This is a guest blog entry written by Xavier Hernandez. If you want to read more stories, visit viterbiadmission.usc.edu/latinxlives.
I spent my whole life on a farm before coming to USC. I would spend my summers working in extreme heat and my winters working in extreme cold. Back in those days, I could never have pictured myself being where I am now. I left the farm to attend USC for aerospace engineering. This was difficult for me since I was the first in my family to leave our small farm town in Central California. USC was a dream come true, but it came with tremendous struggles. I felt like I didn’t belong because of how I looked, my lower socio-economic background, and my life experience. Before we get further into the story, this is a good place to introduce myself. My name is Xavier Hernandez and I’m a double trojan. I have my undergraduate degree from USC in engineering and my graduate degree in the STEM field as well. The most important thing to know about me before reading more is that I am a brown Latino farm boy.
I struggled being away from my family and the farm life. At the beginning of my time at USC, it was hard to understand how to be my full self. It’s hard to relate to people when my best go-to conversation is about being a farm worker and how much I love fruit. The Society of Hispanic Professional Engineers (SHPE) and the Center for Engineering Diversity (CED) helped me find a family at USC. Some of my closest friends are people I met from SHPE-USC. My family is big and we show love and support to each other all of the time, so I would do my best to show love and support to my closest friends because now they were my family.

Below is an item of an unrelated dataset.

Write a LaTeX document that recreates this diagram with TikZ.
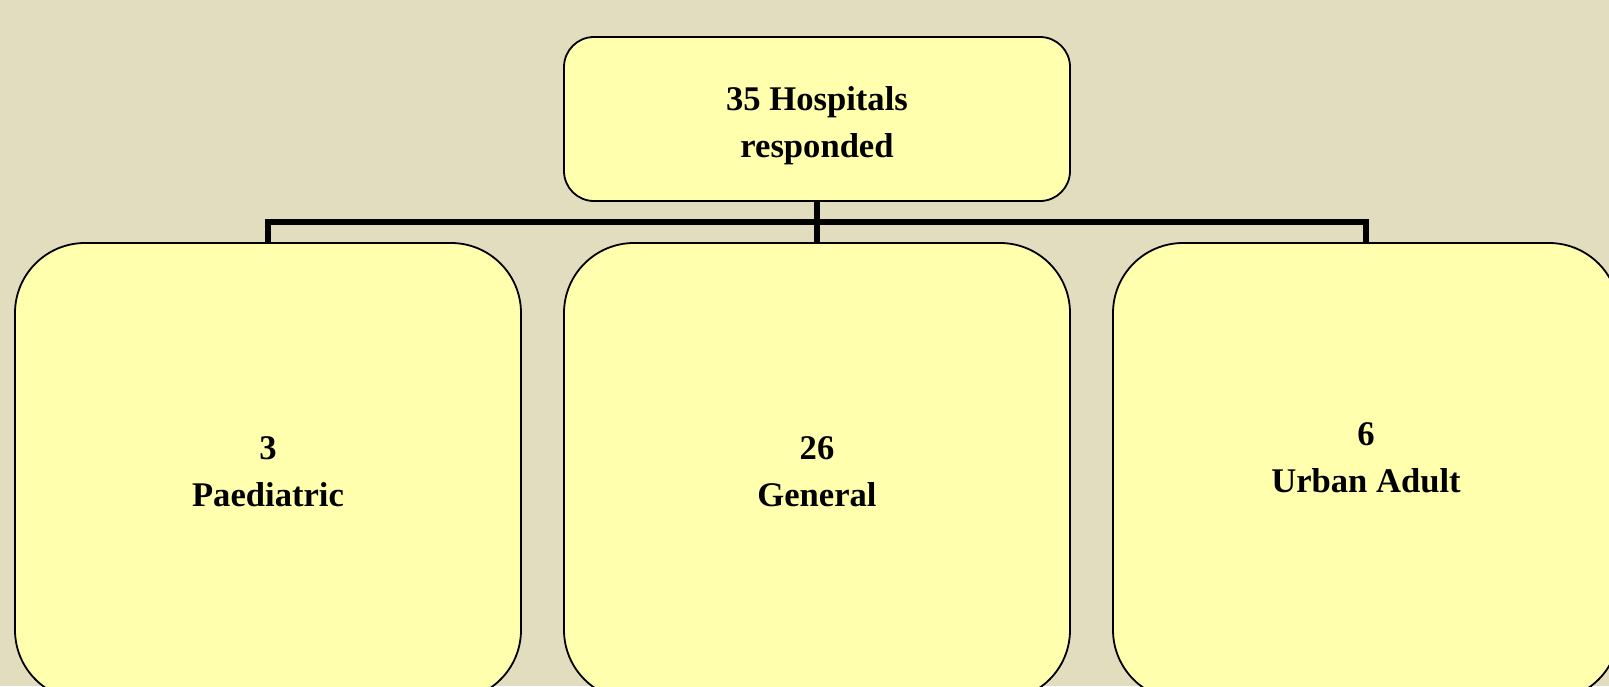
\documentclass[tikz,border=0pt]{standalone}
\usepackage{fontspec}
\setmainfont{Liberation Serif}
\definecolor{bgcol}{RGB}{226,221,190}
\definecolor{boxfill}{RGB}{255,255,173}
\begin{document}
\begin{tikzpicture}[x=1pt,y=1pt,
  txtstyle/.style={font=\fontsize{17.3}{23.5}\selectfont\bfseries, align=center, text=black},
  topbox/.style={draw=black, line width=0.9pt, fill=boxfill, rounded corners=15pt,
    minimum width=253pt, minimum height=82pt, inner sep=0pt, txtstyle},
  bigbox/.style={draw=black, line width=0.9pt, fill=boxfill, rounded corners=35pt,
    minimum width=253pt, minimum height=228.5pt, inner sep=0pt, txtstyle},
  conn/.style={draw=black, line width=2.6pt, line join=miter}]
\useasboundingbox (0,0) rectangle (804.5,-343);
\clip (0,0) rectangle (804.5,-343);
\fill[bgcol] (0,0) rectangle (804.5,-343);
\coordinate (bus) at (0,-111);
\node[topbox] (top) at (408.5,-59.5) {};
\node[txtstyle] (toplbl) at ([yshift=-3.3pt]top.center) {35 Hospitals\\responded};
\node[bigbox] (paed) at (134,-235.75) {3\\Paediatric};
\node[bigbox] (gen) at (408.5,-235.75) {26\\General};
\node[bigbox] (urban) at (683,-235.75) {};
\node[txtstyle] (urbanlbl) at ([yshift=7pt]urban.center) {6\\Urban Adult};
\draw[conn] (top.south) -- (gen.north);
\draw[conn] (paed.north) -- (paed.north |- bus) -- (urban.north |- bus) -- (urban.north);
\end{tikzpicture}
\end{document}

Along the way at USC, I changed my major to Industrial and Systems Engineering because it better suited my new goals and how I wanted to solve problems. Honestly, aerospace engineering was a struggle for me academically. I come from the world of rural education that didn’t prepare me well for the world of a top tier engineering school. My grades were always some of the lowest in my classes, and there were moments where I felt like giving up. Once I switched my major things started getting better because I was understanding the material better and I liked it more. I ended up securing my very first internship which was at Medtronic and I began to find my way in school. It’s okay to change up the path along the way, my struggles and decisions helped me find the path in engineering that I really loved.
As a graduate student, I found myself in a familiar place in an unfamiliar setting if that makes sense. I was back at USC for a masters degree, something I’d never thought I would be able to achieve with a below 2.8 GPA as an undergraduate. I understood how to better navigate USC this time around, so I took up every opportunity that came my way after working so hard. I was able to work for one of my dream companies, I became an Astronomy and Physics teacher, and I was able to make an impact for the Latinx community through great collaborations with the LA CASA cultural center at USC. In my program, I always made sure to bring my full Latino farm boy self to represent for myself, my family, and my community. I would engineer and design products that I could bring something from my background into. I ended up being featured on ABC TV, USC News, Daily Trojan, and much more because I was my authentic self. No longer did I let go of who I was just because I felt like I didn’t belong. This was how I made a space for myself to belong, just by being myself.